And then sometimes I have days that leave me feeling drained. Empty. I feel like I have nothing... I am nothing...and that will always be my reality. Whatever I was put on earth to do...I'm doing it wrong and that makes me a screwup. I feel poor spiritually and in every other way too.
Additionally I (like pretty much everyone) struggle with self esteem. I try to like myself and be confident. On those good days I feel loved and lovable. On bad days I see so many of my flaws and start hating myself. I'm selfish. I'm prideful. I don't trust enough. I don't love people well. I'm not thankful. All those things make me feel so defeated and worthless. Like I'm just contributing to everyone's problems, not bringing anyone joy.
At times like these I know that I have such a poor understanding of who God is.
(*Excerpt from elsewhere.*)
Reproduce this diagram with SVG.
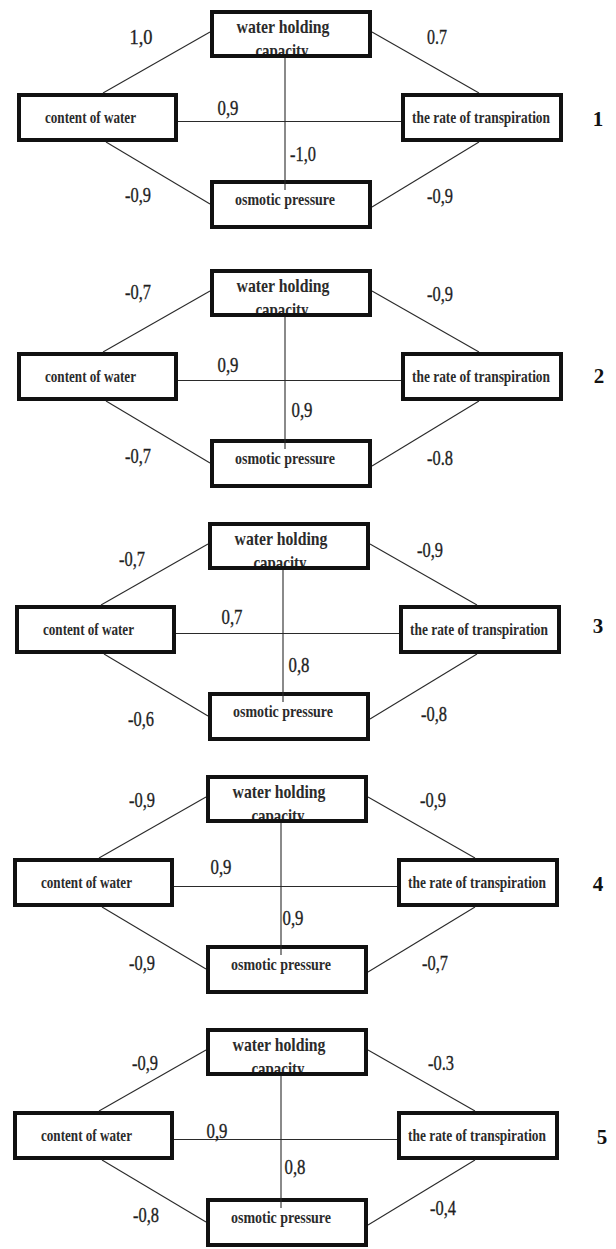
<svg xmlns="http://www.w3.org/2000/svg" width="616" height="1249" viewBox="0 0 616 1249">
<defs>
<style>
.bg{fill:#fff}
.box{fill:#fff;stroke:#111;stroke-width:4}
.frame{fill:none;stroke:#111;stroke-width:4}
.nt{font-family:"Liberation Serif","Times New Roman",serif;font-weight:bold;font-size:17px;fill:#2b2b2b;text-anchor:middle}
.nt2{font-size:19px}
.lbl{font-family:"Liberation Serif","Times New Roman",serif;font-size:22px;fill:#1e1e1e;stroke:#1e1e1e;stroke-width:0.35;text-anchor:middle}
.num{font-family:"Liberation Serif","Times New Roman",serif;font-weight:bold;font-size:21px;fill:#111;text-anchor:middle}
.cn line{stroke:#2a2a2a;stroke-width:1.1}
</style>
<clipPath id="clipTop"><rect x="210" y="0" width="162" height="48"/></clipPath>
</defs>
<rect x="0" y="0" width="616" height="1249" fill="#fff"/>

<!-- Panel 1 -->
<g id="panel1" transform="translate(0,10)">
 <g id="p1-water-holding-capacity">
  <rect class="bg" x="210" y="0" width="162" height="48"/>
  <g clip-path="url(#clipTop)">
   <text class="nt nt2" x="283" y="23" textLength="93" lengthAdjust="spacingAndGlyphs">water holding</text>
   <text class="nt nt2" x="282" y="47" textLength="53" lengthAdjust="spacingAndGlyphs">capacity</text>
  </g>
  <rect class="frame" x="212" y="2" width="158" height="44"/>
 </g>
 <g id="p1-content-of-water">
  <rect class="box" x="19" y="85" width="157" height="45"/>
  <text class="nt" x="90.5" y="113" textLength="91" lengthAdjust="spacingAndGlyphs">content of water</text>
 </g>
 <g id="p1-rate-of-transpiration">
  <rect class="box" x="403" y="85" width="158" height="45"/>
  <text class="nt" x="481" y="113" textLength="138" lengthAdjust="spacingAndGlyphs">the rate of transpiration</text>
 </g>
 <g id="p1-osmotic-pressure">
  <rect class="box" x="212" y="172" width="158" height="45"/>
  <text class="nt" x="285" y="195" textLength="100" lengthAdjust="spacingAndGlyphs">osmotic pressure</text>
 </g>
 <g id="p1-connectors" class="cn">
  <line x1="103" y1="83" x2="210" y2="22"/>
  <line x1="372" y1="22" x2="479" y2="83"/>
  <line x1="106" y1="132" x2="210" y2="194"/>
  <line x1="372" y1="197" x2="479" y2="132"/>
  <line x1="178" y1="111.5" x2="401" y2="111.5"/>
  <line x1="285" y1="48" x2="285" y2="180"/>
 </g>
 <g id="p1-labels">
  <text class="lbl" x="141" y="34" textLength="23" lengthAdjust="spacingAndGlyphs">1,0</text>
  <text class="lbl" x="437" y="34" textLength="20" lengthAdjust="spacingAndGlyphs">0.7</text>
  <text class="lbl" x="228" y="105" textLength="21" lengthAdjust="spacingAndGlyphs">0,9</text>
  <text class="lbl" x="303" y="151" textLength="26" lengthAdjust="spacingAndGlyphs">-1,0</text>
  <text class="lbl" x="138" y="192" textLength="26" lengthAdjust="spacingAndGlyphs">-0,9</text>
  <text class="lbl" x="440" y="193" textLength="26" lengthAdjust="spacingAndGlyphs">-0,9</text>
  <text class="num" x="598" y="116">1</text>
 </g>
</g>

<!-- Panel 2 -->
<g id="panel2" transform="translate(0,269)">
 <g id="p2-water-holding-capacity">
  <rect class="bg" x="210" y="0" width="162" height="48"/>
  <g clip-path="url(#clipTop)">
   <text class="nt nt2" x="283" y="23" textLength="93" lengthAdjust="spacingAndGlyphs">water holding</text>
   <text class="nt nt2" x="282" y="47" textLength="53" lengthAdjust="spacingAndGlyphs">capacity</text>
  </g>
  <rect class="frame" x="212" y="2" width="158" height="44"/>
 </g>
 <g id="p2-content-of-water">
  <rect class="box" x="19" y="85" width="157" height="45"/>
  <text class="nt" x="90.5" y="113" textLength="91" lengthAdjust="spacingAndGlyphs">content of water</text>
 </g>
 <g id="p2-rate-of-transpiration">
  <rect class="box" x="403" y="85" width="158" height="45"/>
  <text class="nt" x="481" y="113" textLength="138" lengthAdjust="spacingAndGlyphs">the rate of transpiration</text>
 </g>
 <g id="p2-osmotic-pressure">
  <rect class="box" x="212" y="172" width="158" height="45"/>
  <text class="nt" x="285" y="195" textLength="100" lengthAdjust="spacingAndGlyphs">osmotic pressure</text>
 </g>
 <g id="p2-connectors" class="cn">
  <line x1="103" y1="83" x2="210" y2="22"/>
  <line x1="372" y1="22" x2="479" y2="83"/>
  <line x1="106" y1="132" x2="210" y2="194"/>
  <line x1="372" y1="197" x2="479" y2="132"/>
  <line x1="178" y1="111.5" x2="401" y2="111.5"/>
  <line x1="285" y1="48" x2="285" y2="180"/>
 </g>
 <g id="p2-labels">
  <text class="lbl" x="138" y="30" textLength="26" lengthAdjust="spacingAndGlyphs">-0,7</text>
  <text class="lbl" x="440" y="32" textLength="26" lengthAdjust="spacingAndGlyphs">-0,9</text>
  <text class="lbl" x="228" y="103" textLength="21" lengthAdjust="spacingAndGlyphs">0,9</text>
  <text class="lbl" x="302" y="148" textLength="21" lengthAdjust="spacingAndGlyphs">0,9</text>
  <text class="lbl" x="138" y="194" textLength="26" lengthAdjust="spacingAndGlyphs">-0,7</text>
  <text class="lbl" x="440" y="196" textLength="26" lengthAdjust="spacingAndGlyphs">-0.8</text>
  <text class="num" x="599" y="114">2</text>
 </g>
</g>

<!-- Panel 3 -->
<g id="panel3" transform="translate(-2,522)">
 <g id="p3-water-holding-capacity">
  <rect class="bg" x="210" y="0" width="162" height="48"/>
  <g clip-path="url(#clipTop)">
   <text class="nt nt2" x="283" y="23" textLength="93" lengthAdjust="spacingAndGlyphs">water holding</text>
   <text class="nt nt2" x="282" y="47" textLength="53" lengthAdjust="spacingAndGlyphs">capacity</text>
  </g>
  <rect class="frame" x="212" y="2" width="158" height="44"/>
 </g>
 <g id="p3-content-of-water">
  <rect class="box" x="19" y="85" width="157" height="45"/>
  <text class="nt" x="90.5" y="113" textLength="91" lengthAdjust="spacingAndGlyphs">content of water</text>
 </g>
 <g id="p3-rate-of-transpiration">
  <rect class="box" x="403" y="85" width="158" height="45"/>
  <text class="nt" x="481" y="113" textLength="138" lengthAdjust="spacingAndGlyphs">the rate of transpiration</text>
 </g>
 <g id="p3-osmotic-pressure">
  <rect class="box" x="212" y="172" width="158" height="45"/>
  <text class="nt" x="285" y="195" textLength="100" lengthAdjust="spacingAndGlyphs">osmotic pressure</text>
 </g>
 <g id="p3-connectors" class="cn">
  <line x1="103" y1="83" x2="210" y2="22"/>
  <line x1="372" y1="22" x2="479" y2="83"/>
  <line x1="106" y1="132" x2="210" y2="194"/>
  <line x1="372" y1="197" x2="479" y2="132"/>
  <line x1="178" y1="111.5" x2="401" y2="111.5"/>
  <line x1="285" y1="48" x2="285" y2="180"/>
 </g>
 <g id="p3-labels">
  <text class="lbl" x="134" y="44" textLength="26" lengthAdjust="spacingAndGlyphs">-0,7</text>
  <text class="lbl" x="432" y="35" textLength="26" lengthAdjust="spacingAndGlyphs">-0,9</text>
  <text class="lbl" x="234" y="102" textLength="21" lengthAdjust="spacingAndGlyphs">0,7</text>
  <text class="lbl" x="301" y="150" textLength="21" lengthAdjust="spacingAndGlyphs">0,8</text>
  <text class="lbl" x="143" y="204" textLength="26" lengthAdjust="spacingAndGlyphs">-0,6</text>
  <text class="lbl" x="436" y="199" textLength="26" lengthAdjust="spacingAndGlyphs">-0,8</text>
  <text class="num" x="600" y="111">3</text>
 </g>
</g>

<!-- Panel 4 -->
<g id="panel4" transform="translate(-4,775)">
 <g id="p4-water-holding-capacity">
  <rect class="bg" x="210" y="0" width="162" height="48"/>
  <g clip-path="url(#clipTop)">
   <text class="nt nt2" x="283" y="23" textLength="93" lengthAdjust="spacingAndGlyphs">water holding</text>
   <text class="nt nt2" x="282" y="47" textLength="53" lengthAdjust="spacingAndGlyphs">capacity</text>
  </g>
  <rect class="frame" x="212" y="2" width="158" height="44"/>
 </g>
 <g id="p4-content-of-water">
  <rect class="box" x="19" y="85" width="157" height="45"/>
  <text class="nt" x="90.5" y="113" textLength="91" lengthAdjust="spacingAndGlyphs">content of water</text>
 </g>
 <g id="p4-rate-of-transpiration">
  <rect class="box" x="403" y="85" width="158" height="45"/>
  <text class="nt" x="481" y="113" textLength="138" lengthAdjust="spacingAndGlyphs">the rate of transpiration</text>
 </g>
 <g id="p4-osmotic-pressure">
  <rect class="box" x="212" y="172" width="158" height="45"/>
  <text class="nt" x="285" y="195" textLength="100" lengthAdjust="spacingAndGlyphs">osmotic pressure</text>
 </g>
 <g id="p4-connectors" class="cn">
  <line x1="103" y1="83" x2="210" y2="22"/>
  <line x1="372" y1="22" x2="479" y2="83"/>
  <line x1="106" y1="132" x2="210" y2="194"/>
  <line x1="372" y1="197" x2="479" y2="132"/>
  <line x1="178" y1="111.5" x2="401" y2="111.5"/>
  <line x1="285" y1="48" x2="285" y2="180"/>
 </g>
 <g id="p4-labels">
  <text class="lbl" x="146" y="32" textLength="26" lengthAdjust="spacingAndGlyphs">-0,9</text>
  <text class="lbl" x="437" y="32" textLength="26" lengthAdjust="spacingAndGlyphs">-0,9</text>
  <text class="lbl" x="225" y="99" textLength="21" lengthAdjust="spacingAndGlyphs">0,9</text>
  <text class="lbl" x="297" y="150" textLength="21" lengthAdjust="spacingAndGlyphs">0,9</text>
  <text class="lbl" x="146" y="195" textLength="26" lengthAdjust="spacingAndGlyphs">-0,9</text>
  <text class="lbl" x="439" y="195" textLength="26" lengthAdjust="spacingAndGlyphs">-0,7</text>
  <text class="num" x="602" y="116">4</text>
 </g>
</g>

<!-- Panel 5 -->
<g id="panel5" transform="translate(-4,1028)">
 <g id="p5-water-holding-capacity">
  <rect class="bg" x="210" y="0" width="162" height="48"/>
  <g clip-path="url(#clipTop)">
   <text class="nt nt2" x="283" y="23" textLength="93" lengthAdjust="spacingAndGlyphs">water holding</text>
   <text class="nt nt2" x="282" y="47" textLength="53" lengthAdjust="spacingAndGlyphs">capacity</text>
  </g>
  <rect class="frame" x="212" y="2" width="158" height="44"/>
 </g>
 <g id="p5-content-of-water">
  <rect class="box" x="19" y="85" width="157" height="45"/>
  <text class="nt" x="90.5" y="113" textLength="91" lengthAdjust="spacingAndGlyphs">content of water</text>
 </g>
 <g id="p5-rate-of-transpiration">
  <rect class="box" x="403" y="85" width="158" height="45"/>
  <text class="nt" x="481" y="113" textLength="138" lengthAdjust="spacingAndGlyphs">the rate of transpiration</text>
 </g>
 <g id="p5-osmotic-pressure">
  <rect class="box" x="212" y="172" width="158" height="45"/>
  <text class="nt" x="285" y="195" textLength="100" lengthAdjust="spacingAndGlyphs">osmotic pressure</text>
 </g>
 <g id="p5-connectors" class="cn">
  <line x1="103" y1="83" x2="210" y2="22"/>
  <line x1="372" y1="22" x2="479" y2="83"/>
  <line x1="106" y1="132" x2="210" y2="194"/>
  <line x1="372" y1="197" x2="479" y2="132"/>
  <line x1="178" y1="111.5" x2="401" y2="111.5"/>
  <line x1="285" y1="48" x2="285" y2="180"/>
 </g>
 <g id="p5-labels">
  <text class="lbl" x="149" y="42" textLength="26" lengthAdjust="spacingAndGlyphs">-0,9</text>
  <text class="lbl" x="445" y="42" textLength="26" lengthAdjust="spacingAndGlyphs">-0.3</text>
  <text class="lbl" x="221" y="110" textLength="21" lengthAdjust="spacingAndGlyphs">0,9</text>
  <text class="lbl" x="299" y="146" textLength="21" lengthAdjust="spacingAndGlyphs">0,8</text>
  <text class="lbl" x="150" y="194" textLength="26" lengthAdjust="spacingAndGlyphs">-0,8</text>
  <text class="lbl" x="447" y="187" textLength="26" lengthAdjust="spacingAndGlyphs">-0,4</text>
  <text class="num" x="606" y="116">5</text>
 </g>
</g>
</svg>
I don't understand how he can look at me and love me anyway. I don't understand how he is working and planning and teaching me things.
I want to be in the light. But maybe today is the kind of day where the Light hurts my eyes a little bit. Maybe the Light is exposing the things in me that I don't like.
I'm not sure I know entirely what has me in such a funk but today I am struggling with these things and it leaves me discontented. I'm sort of okay with that if I need that to prompt me to change. But I don't want it to cause me to not be grateful for the blessings in my life and make me less hopeful of my future.